I can’t imagine he wanted to do that.

I can imagine he knew it had to be done.

I can imagine that, at whatever time and place that it was clear his Gloria needed, for him her father to give her shots, he did.

I can imagine he did it with little suggestion or admonition from anyone.

“Figure out what needs to be done and do it,” I thought as the nurse came to Silent Bob’s room last week.

While she pinched the skin at his side, the very fine needle sent an arsenal of chemicals into his body to keep his blood flowing smoothly.

“Show me how,” I said, thinking of God and Gloria and Heaven and wondering if they might be peaking through time to watch.

“Think of it like you were just squirting something into an orange,” the nurse said as I tried to visualize Silent Bob’s abdomen growing peel-y before my eyes.

“She really doesn’t want to do that,” I am pretty sure God said, watching on, chuckling. “Good thing you didn’t let her get away with anything, Jack.”

“She’s going to own up to what needs to be done,” my Dad answers.

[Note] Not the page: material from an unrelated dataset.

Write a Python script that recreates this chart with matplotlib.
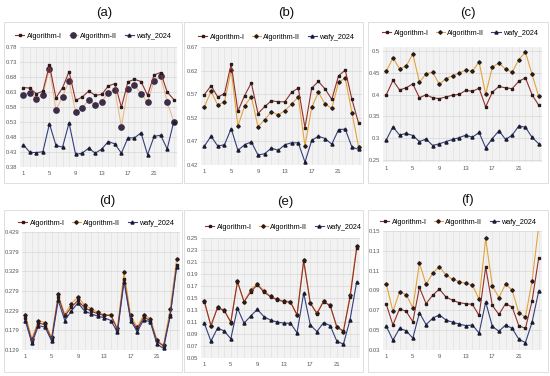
import matplotlib
matplotlib.use('Agg')
import matplotlib.pyplot as plt
from matplotlib.patches import Rectangle

############################################################
# Datos
############################################################

runs = [1, 2, 3, 4, 5, 6, 7, 8, 9, 10, 11, 12,
        13, 14, 15, 16, 17, 18, 19, 20, 21, 22, 23, 24]

xticks = [1, 5, 9, 13, 17, 21]

nombres = ['Algorithm-I', 'Algorithm-II', 'wafy_2024']

# (a)
a_alg1 = [0.645, 0.643, 0.624, 0.633, 0.720, 0.610, 0.644, 0.698, 0.602, 0.613, 0.633, 0.619,
          0.622, 0.650, 0.658, 0.579, 0.664, 0.672, 0.665, 0.619, 0.687, 0.695, 0.630, 0.605]
a_alg2 = [0.620, 0.627, 0.607, 0.621, 0.707, 0.570, 0.615, 0.666, 0.564, 0.577, 0.604, 0.586,
          0.598, 0.628, 0.637, 0.514, 0.640, 0.652, 0.625, 0.596, 0.668, 0.682, 0.597, 0.531]
a_wafy = [0.455, 0.429, 0.428, 0.431, 0.524, 0.452, 0.446, 0.527, 0.422, 0.426, 0.443, 0.426,
          0.440, 0.465, 0.457, 0.426, 0.477, 0.477, 0.494, 0.421, 0.482, 0.486, 0.440, 0.531]

# (b)
b_alg1 = [0.569, 0.588, 0.564, 0.571, 0.634, 0.534, 0.567, 0.594, 0.529, 0.544, 0.556, 0.554,
          0.554, 0.574, 0.583, 0.499, 0.583, 0.597, 0.581, 0.559, 0.609, 0.621, 0.559, 0.508]
b_alg2 = [0.543, 0.576, 0.547, 0.554, 0.621, 0.502, 0.545, 0.565, 0.501, 0.516, 0.533, 0.526,
          0.535, 0.549, 0.564, 0.460, 0.542, 0.574, 0.549, 0.540, 0.595, 0.604, 0.531, 0.458]
b_wafy = [0.460, 0.481, 0.460, 0.463, 0.497, 0.451, 0.463, 0.469, 0.441, 0.444, 0.456, 0.451,
          0.463, 0.467, 0.467, 0.426, 0.472, 0.481, 0.476, 0.464, 0.495, 0.496, 0.458, 0.453]

# (c)
c_alg1 = [0.400, 0.433, 0.411, 0.416, 0.425, 0.393, 0.400, 0.393, 0.391, 0.395, 0.399, 0.401,
          0.410, 0.408, 0.415, 0.372, 0.406, 0.419, 0.416, 0.414, 0.431, 0.439, 0.400, 0.376]
c_alg2 = [0.454, 0.485, 0.460, 0.466, 0.494, 0.429, 0.448, 0.452, 0.424, 0.437, 0.444, 0.450,
          0.457, 0.454, 0.476, 0.401, 0.464, 0.473, 0.459, 0.452, 0.481, 0.498, 0.447, 0.396]
c_wafy = [0.296, 0.326, 0.307, 0.311, 0.306, 0.292, 0.298, 0.283, 0.287, 0.292, 0.297, 0.301,
          0.307, 0.302, 0.313, 0.278, 0.299, 0.317, 0.297, 0.307, 0.328, 0.325, 0.302, 0.287]

# (d)
d_alg1 = [0.211, 0.152, 0.198, 0.193, 0.157, 0.264, 0.215, 0.238, 0.255, 0.236, 0.228, 0.221,
          0.217, 0.217, 0.181, 0.309, 0.208, 0.182, 0.212, 0.204, 0.151, 0.139, 0.217, 0.346]
d_alg2 = [0.219, 0.157, 0.204, 0.198, 0.161, 0.271, 0.219, 0.247, 0.264, 0.243, 0.234, 0.225,
          0.219, 0.219, 0.184, 0.328, 0.217, 0.187, 0.219, 0.208, 0.154, 0.141, 0.232, 0.361]
d_wafy = [0.204, 0.146, 0.191, 0.187, 0.152, 0.255, 0.204, 0.228, 0.249, 0.228, 0.221, 0.215,
          0.211, 0.204, 0.174, 0.303, 0.204, 0.176, 0.206, 0.200, 0.144, 0.133, 0.215, 0.341]

# (e)
e_alg1 = [0.144, 0.104, 0.134, 0.129, 0.110, 0.177, 0.144, 0.160, 0.172, 0.160, 0.152, 0.147,
          0.144, 0.143, 0.122, 0.212, 0.141, 0.124, 0.144, 0.137, 0.102, 0.095, 0.151, 0.233]
e_alg2 = [0.145, 0.103, 0.135, 0.130, 0.109, 0.178, 0.143, 0.164, 0.174, 0.162, 0.153, 0.148,
          0.145, 0.144, 0.121, 0.214, 0.142, 0.125, 0.145, 0.138, 0.101, 0.094, 0.155, 0.236]
e_wafy = [0.108, 0.078, 0.100, 0.095, 0.082, 0.133, 0.108, 0.120, 0.131, 0.119, 0.113, 0.110,
          0.108, 0.108, 0.092, 0.158, 0.105, 0.094, 0.109, 0.104, 0.078, 0.073, 0.114, 0.177]

# (f)
f_alg1 = [0.0760, 0.0552, 0.0716, 0.0689, 0.0586, 0.0931, 0.0767, 0.0852, 0.0914, 0.0835, 0.0801, 0.0777,
          0.0767, 0.0760, 0.0648, 0.1135, 0.0750, 0.0658, 0.0767, 0.0733, 0.0545, 0.0518, 0.0794, 0.1227]
f_alg2 = [0.0965, 0.0689, 0.0886, 0.0859, 0.0726, 0.1176, 0.0961, 0.1074, 0.1142, 0.1057, 0.1013, 0.0989,
          0.0972, 0.0955, 0.0811, 0.1425, 0.0948, 0.0828, 0.0965, 0.0903, 0.0675, 0.0631, 0.0995, 0.1550]
f_wafy = [0.0539, 0.0399, 0.0518, 0.0494, 0.0419, 0.0675, 0.0556, 0.0620, 0.0655, 0.0603, 0.0580, 0.0562,
          0.0545, 0.0552, 0.0470, 0.0784, 0.0539, 0.0488, 0.0552, 0.0518, 0.0409, 0.0375, 0.0580, 0.0893]

# y ticks por panel
a_yticks = [0.38, 0.43, 0.48, 0.53, 0.58, 0.63, 0.68, 0.73, 0.78]
b_yticks = [0.42, 0.47, 0.52, 0.57, 0.62, 0.67]
c_yticks = [0.25, 0.3, 0.35, 0.4, 0.45, 0.5]
d_yticks = [0.129, 0.179, 0.229, 0.279, 0.329, 0.379, 0.429]
e_yticks = [0.05, 0.07, 0.09, 0.11, 0.13, 0.15, 0.17, 0.19, 0.21, 0.23, 0.25]
f_yticks = [0.03, 0.05, 0.07, 0.09, 0.11, 0.13, 0.15]

############################################################
# Estilo
############################################################

plt.rcParams['font.family'] = ['Liberation Sans Narrow', 'Liberation Sans', 'DejaVu Sans']

W, H = 550, 376

C_ALG1 = '#93302c'
C_ALG2 = '#e3a33c'
C_WAFY = '#323f7c'
C_MK = '#2a1c1c'


def px(x0, y0, x1, y1):
    # caja en pixeles (origen arriba-izquierda) -> fraccion de figura
    return [x0 / W, 1 - y1 / H, (x1 - x0) / W, (y1 - y0) / H]


fig = plt.figure(figsize=(W / 100, H / 100), dpi=100)
fig.patch.set_facecolor('white')

# marcos de cada grafica
for (x0, y0, x1, y1) in [(4, 22, 182, 183), (184, 22, 363, 183), (368, 22, 548, 183),
                         (4, 210, 182, 372), (184, 210, 363, 372), (368, 210, 548, 372)]:
    fig.patches.append(Rectangle((x0 / W, 1 - y1 / H), (x1 - x0) / W, (y1 - y0) / H,
                                 transform=fig.transFigure, fill=False,
                                 edgecolor='#d9d9d9', linewidth=0.6))

############################################################
# Paneles
############################################################

paneles = [
    ('(a)', a_alg1, a_alg2, a_wafy, a_yticks, (0.38, 0.78), '{:.2f}',
     (20, 47, 177, 167), (104, 13), (93, 36), True),
    ('(b)', b_alg1, b_alg2, b_wafy, b_yticks, (0.42, 0.67), '{:.2f}',
     (201, 47, 362, 165), (286, 13), (276, 37), False),
    ('(c)', c_alg1, c_alg2, c_wafy, c_yticks, (0.245, 0.51), '{:g}',
     (383, 47, 542, 162), (468, 13), (460, 33), False),
    ('(d)', d_alg1, d_alg2, d_wafy, d_yticks, (0.129, 0.429), '{:.3f}',
     (22, 232, 180, 350), (107, 201), (96, 223), False),
    ('(e)', e_alg1, e_alg2, e_wafy, e_yticks, (0.05, 0.25), '{:.2f}',
     (201, 238, 360, 358), (285, 202), (283, 227), False),
    ('(f)', f_alg1, f_alg2, f_wafy, f_yticks, (0.03, 0.15), '{:.2f}',
     (383, 231, 542, 350), (467, 200), (458, 222), False),
]

for (titulo, s1, s2, s3, yt, ylim, fmt, caja, pos_t, pos_l, circulos) in paneles:

    ax = fig.add_axes(px(*caja))
    ax.set_facecolor('#f2f2f2')

    ax.plot(runs, s1, color=C_ALG1, linewidth=0.8, marker='s', markersize=2.0,
            markerfacecolor=C_MK, markeredgecolor=C_MK, label=nombres[0], zorder=3)

    if circulos:
        ax.plot(runs, s2, color='#eab98a', linewidth=0.8, marker='o', markersize=3.8,
                markerfacecolor='#3b2c48', markeredgecolor='#3b2c48', label=nombres[1], zorder=2)
    else:
        ax.plot(runs, s2, color=C_ALG2, linewidth=0.8, marker='D', markersize=1.8,
                markerfacecolor=C_MK, markeredgecolor=C_MK, label=nombres[1], zorder=2)

    ax.plot(runs, s3, color=C_WAFY, linewidth=0.8, marker='^', markersize=2.2,
            markerfacecolor='#1c1c30', markeredgecolor='#1c1c30', label=nombres[2], zorder=3)

    ax.set_xlim(0.5, 24.5)
    ax.set_ylim(*ylim)
    ax.set_xticks(xticks)
    ax.set_xticks(runs, minor=True)
    ax.set_yticks(yt)
    ax.set_yticklabels([fmt.format(v) for v in yt])

    ax.grid(True, which='minor', axis='x', color='#e2e2e2', linewidth=0.5)
    ax.grid(True, which='major', axis='x', color='#e2e2e2', linewidth=0.5)
    ax.grid(True, which='major', axis='y', color='#d6d6d6', linewidth=0.5)
    ax.set_axisbelow(True)

    for lado in ax.spines.values():
        lado.set_visible(False)

    ax.tick_params(which='both', length=0, labelsize=4.2, labelcolor='#595959', pad=3)
    ax.tick_params(axis='y', pad=2)

    fig.text(pos_t[0] / W, 1 - pos_t[1] / H, titulo, ha='center', va='center',
             fontsize=9.5, color='#111111')

    ax.legend(loc='center', bbox_to_anchor=(pos_l[0] / W, 1 - pos_l[1] / H),
              bbox_transform=fig.transFigure, ncol=3, frameon=False,
              fontsize=5.2, handlelength=1.3, handletextpad=0.3,
              columnspacing=1.0, borderaxespad=0, borderpad=0)

fig.savefig('out.png', dpi=100)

“She’s remembering me,” my sister says, proud in her part, her radiant angel skin full of healthy channels forever and ever.

“You can do it, Janet. I love you, Mom” says my Jake.

And I can imagine they watch as needle poised, I listen to my heart.

“For I know the plans I have for you,” whispers the LORD through a words written thousands of year ago and straight from Heaven, “plans to prosper you and not to harm you, plans to give you hope and a future,” as he folds his hands, content in His big plan.

And it’s me that answers, “Even so, come quickly Lord Jesus. But in the meantime, I’ll be figuring out what needs to be done.”

“Yeah,” says God, all gentle like, “that’s my girl.”